No country would be stupid enough to see their soldiers get killed, only to save American soldiers’ lives.

Re: Cut and Run, the Only Brave Thing to Do

How exactly could the UN have run it?

Do you really think that the Sunni Insurgents, Shia Death Squads, Kurdish Militants and Foreign Fighters are going to respect the UN which is an unarmed and illequped force?

These people dont even listen to their tribal and religious leaders, what makes you think if the UN passes a resolution that they will abide by it?

The best thing in Iraq is for Arab countries and Iran to help train the Iraqi forces while USA guards the borders of Iraq and slowly the Iraqi Military defeats the Death Squads and Insurgents and bring some stability to the country.

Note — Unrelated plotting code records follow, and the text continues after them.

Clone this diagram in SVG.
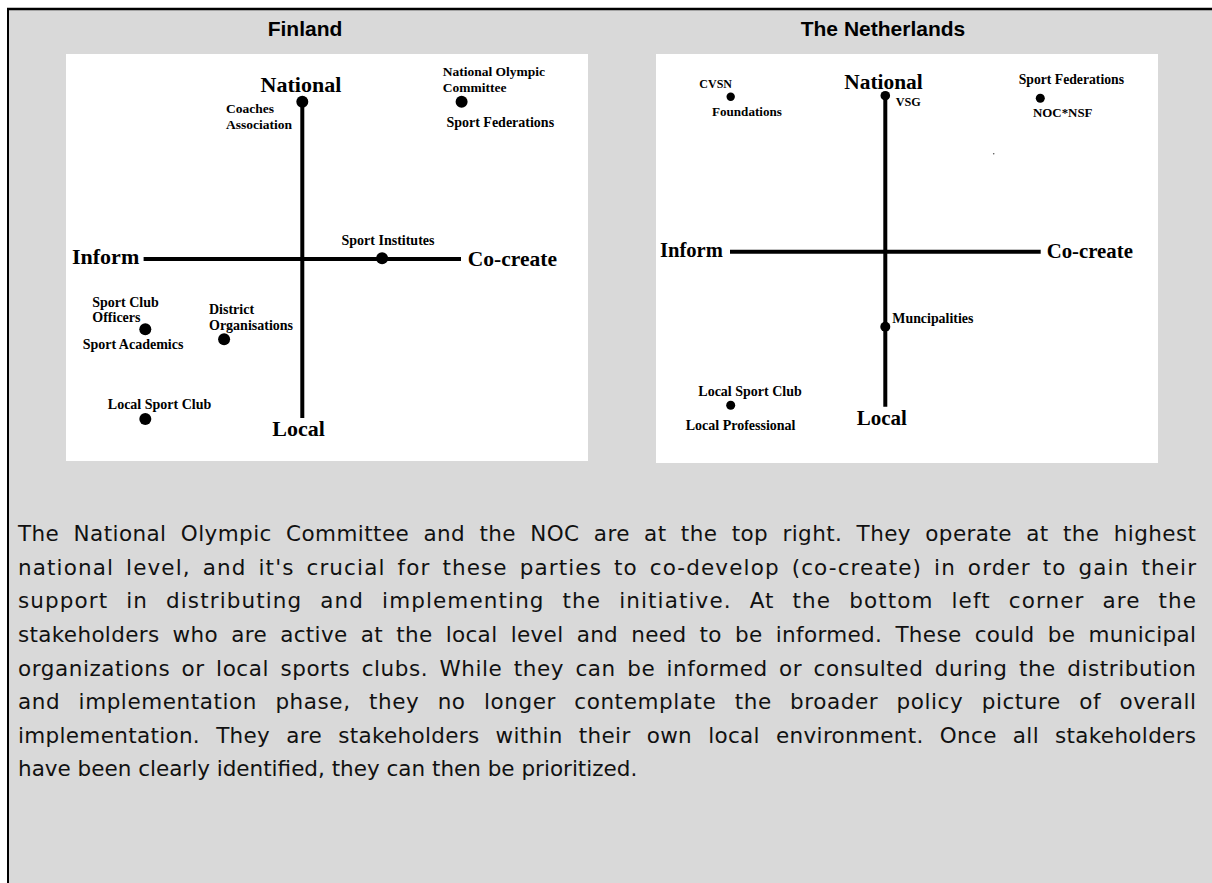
<svg xmlns="http://www.w3.org/2000/svg" width="1212" height="883" viewBox="0 0 1212 883">
<style>
.bg{fill:#d9d9d9}
.panel{fill:#ffffff}
.title{font-family:"Liberation Sans",Arial,sans-serif;font-weight:bold;font-size:21px;fill:#000;text-anchor:middle}
.ax{font-family:"Liberation Serif","Times New Roman",serif;font-weight:bold;fill:#000}
.lb{font-family:"Liberation Serif","Times New Roman",serif;font-weight:bold;fill:#000}
.axis{stroke:#000;stroke-width:4;fill:none}
.dot{fill:#000}
.para{font-family:"DejaVu Sans",Verdana,sans-serif;font-size:21.5px;fill:#111}
</style>
<rect x="0" y="0" width="1212" height="883" fill="#ffffff"/>
<rect class="bg" x="8" y="9" width="1204" height="874"/>
<line x1="7" y1="9" x2="1212" y2="9" stroke="#000" stroke-width="2.5"/>
<line x1="8" y1="8" x2="8" y2="883" stroke="#000" stroke-width="2"/>

<text class="title" x="305" y="36">Finland</text>
<text class="title" x="883" y="36">The Netherlands</text>

<!-- Finland panel -->
<g id="finland">
<rect class="panel" x="66" y="54" width="522" height="407"/>
<g id="fi-connectors">
<line class="axis" x1="302.3" y1="101" x2="302.3" y2="418"/>
<line class="axis" x1="143.6" y1="259" x2="461" y2="259"/>
</g>
<g id="fi-national"><text class="ax" x="260.6" y="92" font-size="22">National</text></g>
<g id="fi-local"><text class="ax" x="272.3" y="436" font-size="22">Local</text></g>
<g id="fi-inform"><text class="ax" x="72" y="264" font-size="22">Inform</text></g>
<g id="fi-cocreate"><text class="ax" x="467.8" y="266" font-size="21.5">Co-create</text></g>
<g id="fi-coaches"><circle class="dot" cx="302.3" cy="101.7" r="6"/>
<text class="lb" x="225.9" y="113.3" font-size="13.5">Coaches</text>
<text class="lb" x="225.9" y="129" font-size="13.5">Association</text></g>
<g id="fi-noc"><circle class="dot" cx="461.6" cy="101.7" r="6"/>
<text class="lb" x="442.7" y="76" font-size="13.5">National Olympic</text>
<text class="lb" x="442.7" y="91.7" font-size="13.5">Committee</text>
<text class="lb" x="446.4" y="126.7" font-size="14">Sport Federations</text></g>
<g id="fi-institutes"><circle class="dot" cx="382.1" cy="258.3" r="6"/>
<text class="lb" x="341.5" y="245" font-size="14">Sport Institutes</text></g>
<g id="fi-clubofficers"><circle class="dot" cx="145.3" cy="329.3" r="6"/>
<text class="lb" x="92.3" y="306.7" font-size="14">Sport Club</text>
<text class="lb" x="92.3" y="321.7" font-size="14">Officers</text>
<text class="lb" x="82.7" y="349.3" font-size="14">Sport Academics</text></g>
<g id="fi-district"><circle class="dot" cx="224.1" cy="339.3" r="6"/>
<text class="lb" x="209" y="314" font-size="14">District</text>
<text class="lb" x="209" y="330" font-size="14">Organisations</text></g>
<g id="fi-localclub"><circle class="dot" cx="145.3" cy="419" r="6"/>
<text class="lb" x="107.8" y="409.3" font-size="14">Local Sport Club</text></g>
</g>

<!-- Netherlands panel -->
<g id="netherlands">
<rect class="panel" x="656" y="54" width="502" height="409"/>
<g id="nl-connectors">
<line class="axis" x1="885.3" y1="96" x2="885.3" y2="406.7"/>
<line class="axis" x1="730" y1="251.7" x2="1040.7" y2="251.7"/>
</g>
<g id="nl-national"><text class="ax" x="844.3" y="89" font-size="21.4">National</text></g>
<g id="nl-local"><text class="ax" x="856.7" y="425" font-size="21">Local</text></g>
<g id="nl-inform"><text class="ax" x="660" y="256.7" font-size="20.6">Inform</text></g>
<g id="nl-cocreate"><text class="ax" x="1046.7" y="258.3" font-size="20.8">Co-create</text></g>
<g id="nl-vsg"><circle class="dot" cx="885.3" cy="95.7" r="4.8"/>
<text class="lb" x="895.7" y="105.7" font-size="12.2">VSG</text></g>
<g id="nl-cvsn"><circle class="dot" cx="730.7" cy="96.7" r="4.2"/>
<text class="lb" x="699.3" y="88.3" font-size="12">CVSN</text>
<text class="lb" x="712" y="115.7" font-size="13.1">Foundations</text></g>
<g id="nl-federations"><circle class="dot" cx="1040.3" cy="98.3" r="4.5"/>
<text class="lb" x="1018.7" y="84" font-size="13.7">Sport Federations</text>
<text class="lb" x="1033" y="116.7" font-size="12.9">NOC*NSF</text></g>
<circle cx="993.7" cy="153.7" r="0.8" fill="#555"/>
<g id="nl-municipalities"><circle class="dot" cx="885.3" cy="326.7" r="5"/>
<text class="lb" x="892.3" y="322.7" font-size="13.9">Muncipalities</text></g>
<g id="nl-localclub"><circle class="dot" cx="730.7" cy="405.3" r="4.5"/>
<text class="lb" x="698.3" y="395.7" font-size="14">Local Sport Club</text>
<text class="lb" x="685.7" y="430" font-size="14">Local Professional</text></g>
</g>

<!-- Paragraph -->
<g id="paragraph">
<text class="para" x="18" y="541" word-spacing="7" textLength="1178" lengthAdjust="spacing">The National Olympic Committee and the NOC are at the top right. They operate at the highest</text>
<text class="para" x="18" y="575" word-spacing="4" textLength="1178" lengthAdjust="spacing">national level, and it's crucial for these parties to co-develop (co-create) in order to gain their</text>
<text class="para" x="18" y="608" word-spacing="10" textLength="1178" lengthAdjust="spacing">support in distributing and implementing the initiative. At the bottom left corner are the</text>
<text class="para" x="18" y="642" word-spacing="6" textLength="1178" lengthAdjust="spacing">stakeholders who are active at the local level and need to be informed. These could be municipal</text>
<text class="para" x="18" y="676" word-spacing="4" textLength="1178" lengthAdjust="spacing">organizations or local sports clubs. While they can be informed or consulted during the distribution</text>
<text class="para" x="18" y="709" word-spacing="11" textLength="1178" lengthAdjust="spacing">and implementation phase, they no longer contemplate the broader policy picture of overall</text>
<text class="para" x="18" y="743" word-spacing="9" textLength="1178" lengthAdjust="spacing">implementation. They are stakeholders within their own local environment. Once all stakeholders</text>
<text class="para" x="18" y="776">have been clearly identified, they can then be prioritized.</text>
</g>
</svg>
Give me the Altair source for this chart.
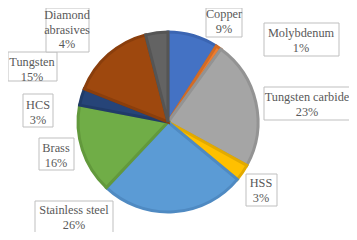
import altair as alt
import pandas as pd

# ---- data ----
materials = ["Copper", "Molybdenum", "Tungsten carbide", "HSS", "Stainless steel",
             "Brass", "HCS", "Tungsten", "Diamond abrasives"]
shares = [9, 1, 23, 3, 26, 16, 3, 15, 4]
label_lines = [["Copper"], ["Molybdenum"], ["Tungsten carbide"], ["HSS"], ["Stainless steel"],
               ["Brass"], ["HCS"], ["Tungsten"], ["Diamond", "abrasives"]]

# ---- styles ----
fills = ["#4472C4", "#ED7D31", "#A5A5A5", "#FFC000", "#5B9BD5",
         "#70AD47", "#264478", "#9E480E", "#636363"]
strokes = ["#3B65B2", "#D26B25", "#939393", "#E2AA00", "#4F8AC2",
           "#62993C", "#203B69", "#8A3E0C", "#555555"]

# ---- label layout (page pixels: text centre x, first line y, box edges) ----
lab_cx = [224, 301, 307, 261, 74, 56, 38, 32, 67]
lab_y0 = [14, 33, 97, 183, 210, 148, 105, 62, 15]
box_x0 = [206, 264, 264, 246, 35, 39, 23, 8, 46]
box_x1 = [242, 339, 352, 277, 113, 74, 53, 57, 89]
box_y0 = [8, 23, 87, 174, 201, 138, 94, 52, 8]
box_y1 = [37, 56, 120, 206, 236, 170, 127, 81, 52]
line_gap = 14.5
M = 8  # page margin
CX, CY = 168, 122  # pie centre on the page

pie_df = pd.DataFrame({"material": materials, "share": shares, "idx": range(len(materials))})

box_df = pd.DataFrame({
    "material": materials,
    "x0": [v - M for v in box_x0], "x1": [v - M for v in box_x1],
    "y0": [v - M for v in box_y0], "y1": [v - M for v in box_y1],
})

rows = []
for i, m in enumerate(materials):
    lines = label_lines[i] + [f"{shares[i]}%"]
    for k, t in enumerate(lines):
        rows.append({"t": t, "x": lab_cx[i] - M, "y": lab_y0[i] - M + k * line_gap})
text_df = pd.DataFrame(rows)

W, H = 341, 224

pie = alt.Chart(pie_df).mark_arc(outerRadius=90, strokeWidth=3, strokeJoin="miter").encode(
    theta=alt.Theta("share:Q", stack=True),
    order=alt.Order("idx:Q"),
    x=alt.value(CX - M), y=alt.value(CY - M),
    color=alt.Color("material:N", scale=alt.Scale(domain=materials, range=fills), legend=None),
    stroke=alt.Stroke("material:N", scale=alt.Scale(domain=materials, range=strokes), legend=None),
)

boxes = alt.Chart(box_df).mark_rect(fill="white", stroke="#BFBFBF", strokeWidth=1).encode(
    x=alt.X("x0:Q", scale=None), x2="x1:Q",
    y=alt.Y("y0:Q", scale=None), y2="y1:Q",
)

texts = alt.Chart(text_df).mark_text(
    font="Liberation Serif", fontSize=12.3, color="#595959", align="center", baseline="middle"
).encode(
    x=alt.X("x:Q", scale=None), y=alt.Y("y:Q", scale=None), text="t:N"
)

chart = alt.layer(pie, boxes, texts).properties(
    width=W, height=H,
    autosize=alt.AutoSizeParams(type="none"),
    padding=0,
).configure_view(stroke=None)

chart.save("out.html", embed_options={"renderer": "svg", "actions": False})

Re: Cut and Run, the Only Brave Thing to Do


UN forces are definitely less equipped in terms of 'arsenal/ammunition' but they will have much better 'political/moral' grounds in the sense that they will not be seen as 'occupying' forces. All the sectarian fightings we are seeing is because of foreign influences, Iran helping their factions while Saudis and other countries feeding their factions. Once UN steps in they will have better political say then they have now.

Re: Cut and Run, the Only Brave Thing to Do

I don't think this can be quelled by even putting right people in there now with short term strategies. Long term Iraq is lost and it will probably never retrun to its previous state ever. I cannot see any peaceful solution in near sight unless it lures the Iraqi people. You can't enforce security without giving the people something to chew on.

Re: Cut and Run, the Only Brave Thing to Do

^ it may very likely turn into Lebanon or Sudan or Afghanistan.... ruled in pockets by area war-lord.

Re: Cut and Run, the Only Brave Thing to Do

http://www.ctv.ca/servlet/ArticleNews/story/CTVNews/20061205/gates_iraq_061205/20061205?hub=World

** Gates says U.S. is not winning Iraq war ** except for some retards who live in lala land.

Re: Cut and Run, the Only Brave Thing to Do

I think it already has turned into that, just that the warlords have not struck any peace deals yet. They are still blood thirsty and not tired of fighting.